A vontade condicionada pela razão prática poderá ainda dar lugar às leis, que são objetivas, válidas universalmente e devem guiar a vontade de todo ser racional, independentemente das condições subjetivas que distinguem cada um desses seres. Essas leis, serão sempre corretas praticamente, e serão, por isso mesmo, categóricas, devendo sempre, reitera-se, guiar a vontade do ser racional, independentemente da possibilidade causal de se obter, na prática, determinado efeito desejado, vez que o resultado final pertence ao mundo sensível e não deve ser considerado para essa avaliação. Nas palavras de Perin (2018, p. 212), “Kant argumenta que uma legislação prática, desde que incondicionalmente determinante da vontade e, assim, válida para seres racionais em geral, pode unicamente ser concebida como autonomia da vontade”.
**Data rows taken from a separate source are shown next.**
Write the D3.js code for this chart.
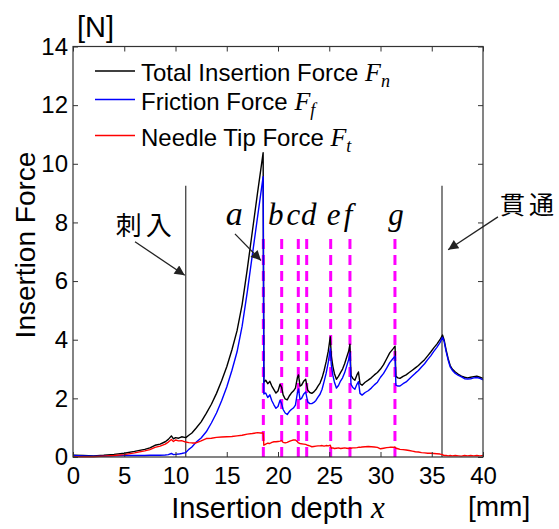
<!DOCTYPE html>
<html>
<head>
<meta charset="utf-8">
<script src="https://cdn.jsdelivr.net/npm/d3@7/dist/d3.min.js"></script>
<style>
body { margin: 0; background: #fff; }
text { font-family: "Liberation Sans", Arial, sans-serif; fill: #000; }
.it { font-family: "Liberation Serif", "Times New Roman", serif; font-style: italic; }
.jp { font-family: "Noto Sans CJK JP", sans-serif; }
</style>
</head>
<body>
<script>
// insertion depth [mm]
var depth = [0, 1, 2, 3, 4, 5, 6, 7, 7.5, 8, 8.5, 9, 9.3, 9.6, 9.8, 10, 10.3, 10.6, 11, 11.3, 11.6, 12, 12.5, 13, 13.5, 14, 14.5, 15, 15.5, 16, 16.5, 17, 17.5, 18, 18.3, 18.55,
  18.62, 18.8, 19.0, 19.2, 19.4, 19.6, 19.8, 20.0, 20.2, 20.35, 20.5, 20.7, 20.9, 21.1, 21.3, 21.5, 21.7, 21.9, 22.0, 22.15, 22.3, 22.5, 22.7, 22.9, 23.1, 23.3, 23.5, 23.7, 23.9, 24.1, 24.3, 24.5, 24.7, 24.9, 25.1,
  25.2, 25.35, 25.5, 25.7, 25.9, 26.1, 26.3, 26.5, 26.7, 26.9, 27.02,
  27.12, 27.3, 27.5, 27.7, 27.85, 28.0, 28.2, 28.5, 28.8, 29.1, 29.4, 29.7, 30.0, 30.3, 30.6, 30.9, 31.2, 31.42,
  31.5, 31.7, 31.9, 32.2, 32.5, 32.8, 33.1, 33.4, 33.7, 34.0, 34.3, 34.6, 34.9, 35.2, 35.5, 35.8, 36.05,
  36.2, 36.4, 36.6, 36.8, 37.0, 37.3, 37.6, 37.9, 38.2, 38.5, 38.8, 39.1, 39.4, 39.7, 40.0];

// total insertion force Fn [N]
var totalForce = [0.06, 0.05, 0.04, 0.06, 0.09, 0.13, 0.19, 0.26, 0.31, 0.40, 0.44, 0.52, 0.60, 0.72, 0.62, 0.66, 0.64, 0.69, 0.66, 0.74, 0.82, 0.98, 1.20, 1.49, 1.80, 2.17, 2.60, 3.08, 3.65, 4.30, 5.20, 6.40, 7.70, 9.00, 9.75, 10.38,
  2.55, 2.62, 2.50, 2.58, 2.42, 2.30, 2.18, 2.25, 2.48, 2.38, 2.12, 1.98, 1.95, 2.08, 2.18, 2.25, 2.35, 2.72, 2.80, 2.42, 2.45, 2.58, 2.65, 2.28, 2.20, 2.17, 2.22, 2.30, 2.42, 2.52, 2.70, 2.95, 3.25, 3.60, 4.10,
  3.45, 3.10, 2.85, 2.65, 2.75, 2.88, 3.00, 3.18, 3.40, 3.62, 3.85,
  2.78, 2.68, 2.62, 2.80, 2.90, 2.50, 2.45, 2.55, 2.62, 2.70, 2.80, 2.88, 3.00, 3.15, 3.35, 3.55, 3.68, 3.78,
  2.75, 2.70, 2.68, 2.75, 2.80, 2.88, 2.96, 3.04, 3.12, 3.22, 3.32, 3.45, 3.58, 3.72, 3.85, 4.00, 4.16,
  4.00, 3.65, 3.35, 3.12, 3.00, 2.90, 2.82, 2.76, 2.72, 2.70, 2.72, 2.74, 2.76, 2.72, 2.68];

// friction force Ff [N]
var frictionForce = [0.05, 0.04, 0.03, 0.03, 0.04, 0.05, 0.05, 0.05, 0.06, 0.06, 0.06, 0.07, 0.08, 0.12, 0.08, 0.09, 0.10, 0.12, 0.15, 0.26, 0.34, 0.50, 0.65, 0.86, 1.16, 1.50, 1.92, 2.39, 2.95, 3.58, 4.46, 5.62, 6.90, 8.17, 8.93, 9.56,
  2.15, 2.18, 2.03, 2.12, 1.92, 1.78, 1.66, 1.72, 1.94, 1.82, 1.62, 1.50, 1.45, 1.55, 1.62, 1.67, 1.77, 2.20, 2.32, 1.96, 2.00, 2.14, 2.22, 1.88, 1.82, 1.82, 1.86, 1.93, 2.04, 2.14, 2.31, 2.58, 2.86, 3.22, 3.70,
  3.15, 2.79, 2.56, 2.35, 2.44, 2.59, 2.70, 2.87, 3.10, 3.33, 3.55,
  2.48, 2.37, 2.31, 2.48, 2.57, 2.17, 2.11, 2.20, 2.26, 2.35, 2.46, 2.55, 2.72, 2.85, 3.03, 3.22, 3.35, 3.44,
  2.45, 2.42, 2.42, 2.50, 2.56, 2.66, 2.76, 2.86, 2.95, 3.07, 3.18, 3.32, 3.45, 3.60, 3.74, 3.90, 4.08,
  3.95, 3.60, 3.31, 3.07, 2.96, 2.85, 2.78, 2.73, 2.67, 2.66, 2.67, 2.70, 2.71, 2.68, 2.63];

// needle tip force Ft [N]
var tipForce = [0.01, 0.01, 0.01, 0.03, 0.05, 0.08, 0.14, 0.21, 0.25, 0.33, 0.37, 0.44, 0.51, 0.60, 0.53, 0.58, 0.55, 0.56, 0.51, 0.49, 0.48, 0.48, 0.55, 0.63, 0.64, 0.67, 0.68, 0.69, 0.70, 0.72, 0.74, 0.78, 0.80, 0.83, 0.82, 0.82,
  0.40, 0.44, 0.47, 0.46, 0.50, 0.52, 0.52, 0.53, 0.54, 0.56, 0.50, 0.48, 0.50, 0.53, 0.56, 0.58, 0.58, 0.52, 0.48, 0.46, 0.45, 0.44, 0.43, 0.40, 0.38, 0.35, 0.36, 0.37, 0.38, 0.38, 0.39, 0.37, 0.39, 0.38, 0.40,
  0.30, 0.31, 0.29, 0.30, 0.31, 0.29, 0.30, 0.31, 0.30, 0.29, 0.30,
  0.30, 0.31, 0.31, 0.32, 0.33, 0.33, 0.34, 0.35, 0.36, 0.35, 0.34, 0.33, 0.28, 0.30, 0.32, 0.33, 0.33, 0.34,
  0.30, 0.28, 0.26, 0.25, 0.24, 0.22, 0.20, 0.18, 0.17, 0.15, 0.14, 0.13, 0.13, 0.12, 0.11, 0.10, 0.08,
  0.05, 0.05, 0.04, 0.05, 0.04, 0.05, 0.04, 0.03, 0.05, 0.04, 0.05, 0.04, 0.05, 0.04, 0.05];

var xTicks = [0, 5, 10, 15, 20, 25, 30, 35, 40];
var yTicks = [0, 2, 4, 6, 8, 10, 12, 14];

// events a..g (magenta dashed lines)
var eventDepth = [18.57, 20.36, 21.98, 22.8, 25.14, 27.02, 31.41];
var eventName = ["a", "b", "c", "d", "e", "f", "g"];
// puncture start / through
var markerDepth = [11, 36];

var legendNames = ["Total Insertion Force ", "Friction Force ", "Needle Tip Force "];
var legendSubs = ["n", "f", "t"];
var seriesColors = ["#000000", "#0000ff", "#ff0000"];

// layout
var W = 559, H = 529;
var x = d3.scaleLinear().domain([0, 40]).range([73, 483]);
var y = d3.scaleLinear().domain([0, 14]).range([457, 46.5]);
var labelShift = [-29, -6, -5, 2, 3, -2, 1];

var svg = d3.select("body").append("svg")
  .attr("width", W)
  .attr("height", H);

svg.append("defs").append("marker")
  .attr("id", "arr")
  .attr("viewBox", "0 0 10 10")
  .attr("refX", 10).attr("refY", 5)
  .attr("markerUnits", "userSpaceOnUse")
  .attr("markerWidth", 14).attr("markerHeight", 10)
  .attr("orient", "auto")
  .append("path").attr("d", "M0,0 L10,5 L0,10 z").attr("fill", "#222");

// magenta dashed event lines
svg.selectAll(".ev").data(eventDepth).enter().append("line")
  .attr("x1", d => x(d)).attr("x2", d => x(d))
  .attr("y1", y(0)).attr("y2", y(7.5))
  .style("stroke", "#ff00ff").style("stroke-width", 3)
  .style("stroke-dasharray", "10,6");

// vertical lines 刺入 / 貫通
svg.selectAll(".mk").data(markerDepth).enter().append("line")
  .attr("x1", d => x(d)).attr("x2", d => x(d))
  .attr("y1", y(0)).attr("y2", y(9.25))
  .style("stroke", "#333").style("stroke-width", 1.2);

// curves
var series = [totalForce, frictionForce, tipForce];
var line = d3.line().x((d, i) => x(depth[i])).y(d => y(d));
series.forEach(function(s, k) {
  svg.append("path").datum(s)
    .attr("d", line)
    .style("fill", "none")
    .style("stroke", seriesColors[k])
    .style("stroke-width", 1.4)
    .style("stroke-linejoin", "round");
});

// axes with inward ticks
var gx = svg.append("g").attr("transform", "translate(0," + y(0) + ")")
  .call(d3.axisBottom(x).tickValues(xTicks).tickSizeInner(-5).tickSizeOuter(0).tickPadding(10));
var gy = svg.append("g").attr("transform", "translate(" + x(0) + ",0)")
  .call(d3.axisLeft(y).tickValues(yTicks).tickSizeInner(-5).tickSizeOuter(0).tickPadding(5));
var gt = svg.append("g").attr("transform", "translate(0," + y(14) + ")")
  .call(d3.axisTop(x).tickValues(xTicks).tickSizeInner(-5).tickSizeOuter(0).tickFormat(""));
var gr = svg.append("g").attr("transform", "translate(" + x(40) + ",0)")
  .call(d3.axisRight(y).tickValues(yTicks).tickSizeInner(-5).tickSizeOuter(0).tickFormat(""));
[gx, gy, gt, gr].forEach(function(g) {
  g.select(".domain").remove();
  g.selectAll("line").attr("stroke", "#333");
  g.selectAll("text").attr("font-size", 24).attr("fill", "#000")
    .style("font-family", '"Liberation Sans", Arial, sans-serif');
});
svg.append("rect")
  .attr("x", x(0)).attr("y", y(14))
  .attr("width", x(40) - x(0)).attr("height", y(0) - y(14))
  .style("fill", "none").style("stroke", "#333").style("stroke-width", 1.2);

// unit labels
svg.append("text").attr("x", 77).attr("y", 37).attr("font-size", 29).text("[N]");
svg.append("text").attr("x", 468).attr("y", 516).attr("font-size", 28).text("[mm]");

// axis titles
svg.append("text")
  .attr("transform", "translate(35,245) rotate(-90)")
  .attr("text-anchor", "middle").attr("font-size", 28)
  .text("Insertion Force");
var xt = svg.append("text").attr("x", 278).attr("y", 518)
  .attr("text-anchor", "middle").attr("font-size", 29);
xt.append("tspan").text("Insertion depth ");
xt.append("tspan").attr("class", "it").attr("font-size", 31).text("x");

// legend
var legY = [71, 99.5, 135.5];
legendNames.forEach(function(n, k) {
  svg.append("line")
    .attr("x1", 95).attr("x2", 135)
    .attr("y1", legY[k]).attr("y2", legY[k])
    .style("stroke", seriesColors[k]).style("stroke-width", 1.5);
  var t = svg.append("text").attr("x", 141).attr("y", legY[k] + 10).attr("font-size", 24);
  t.append("tspan").text(n);
  t.append("tspan").attr("class", "it").attr("font-size", 26).text("F");
  t.append("tspan").attr("class", "it").attr("font-size", 18).attr("dy", 6).text(legendSubs[k]);
});

// event letters
eventName.forEach(function(n, i) {
  svg.append("text").attr("class", "it")
    .attr("x", x(eventDepth[i]) + labelShift[i])
    .attr("y", y(7.5) - 12)
    .attr("text-anchor", "middle")
    .attr("font-size", i == 0 ? 34 : 31)
    .text(n);
});

// arrows
function arrow(x1, y1, x2, y2) {
  svg.append("line")
    .attr("x1", x(x1)).attr("y1", y(y1))
    .attr("x2", x(x2)).attr("y2", y(y2))
    .style("stroke", "#222").style("stroke-width", 1.3)
    .attr("marker-end", "url(#arr)");
}
arrow(6.05, 7.34, 10.9, 6.2);
arrow(15.8, 7.61, 18.34, 6.7);
arrow(41.46, 8.19, 36.6, 7.07);

svg.append("text").attr("class", "jp")
  .attr("x", x(7.1)).attr("y", y(7.87) + 9)
  .attr("text-anchor", "middle").attr("font-size", 26)
  .attr("letter-spacing", 4)
  .text("刺入");
svg.append("text").attr("class", "jp")
  .attr("x", x(44.5)).attr("y", y(8.6) + 9)
  .attr("text-anchor", "middle").attr("font-size", 25)
  .attr("letter-spacing", 4)
  .text("貫通");
</script>
</body>
</html>
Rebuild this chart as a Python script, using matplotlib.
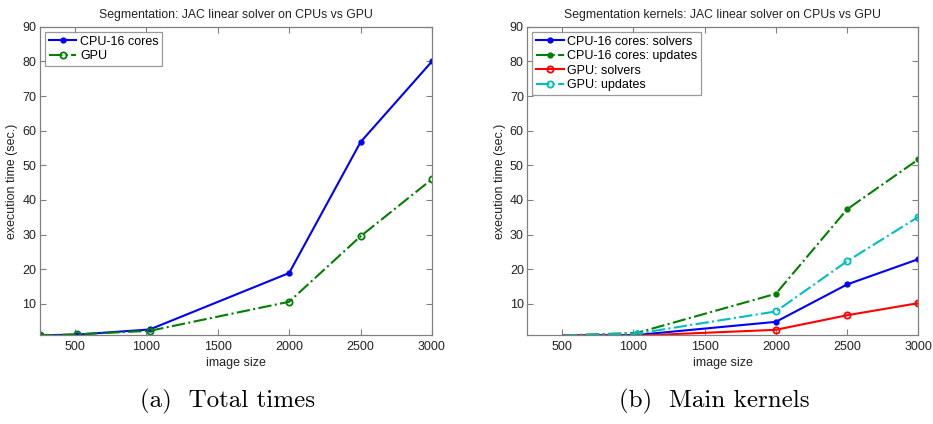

O imperativo categórico para Kant é incondicionado, exigindo que se aja sempre de acordo com a lei moral (ao passo que, o imperativo hipotético seria aquele condicional, quando um certo efeito é desejado). Assim, como afirma Ribeiro (2019, p. 32),

Kant argumenta que uma legislação prática, desde que incondicionalmente determinante da vontade e, assim, válida para seres racionais em geral, pode unicamente ser concebida como autonomia da vontade, ou seja, como ‘[…] aquela sua propriedade graças à qual ela é para si mesma a sua lei (independentemente da natureza dos objetos do querer)’.

Continuando seu raciocínio, Kant demonstra que o prazer ou desprazer, o agrado da vida, são subjetivos e não podem ser conhecidos a priori, portanto, o princípio que se fundamente nessa condição subjetiva poderá ser uma máxima, mas nunca uma lei.

As regras práticas materiais que dão origem a capacidades de desejar, como o agrado ou desagrado, são inferiores, sendo necessárias as condicionantes exclusivamente formais da vontade para que surjam as possibilidades de desejar superior, sem qualquer interferência do agradável ou desagradável, do prazer ou desprazer. Nas palavras de Kant, sem que esteja subordinada à “faculdade de desejar patologicamente determinável”. (KANT, 2016, p. 41).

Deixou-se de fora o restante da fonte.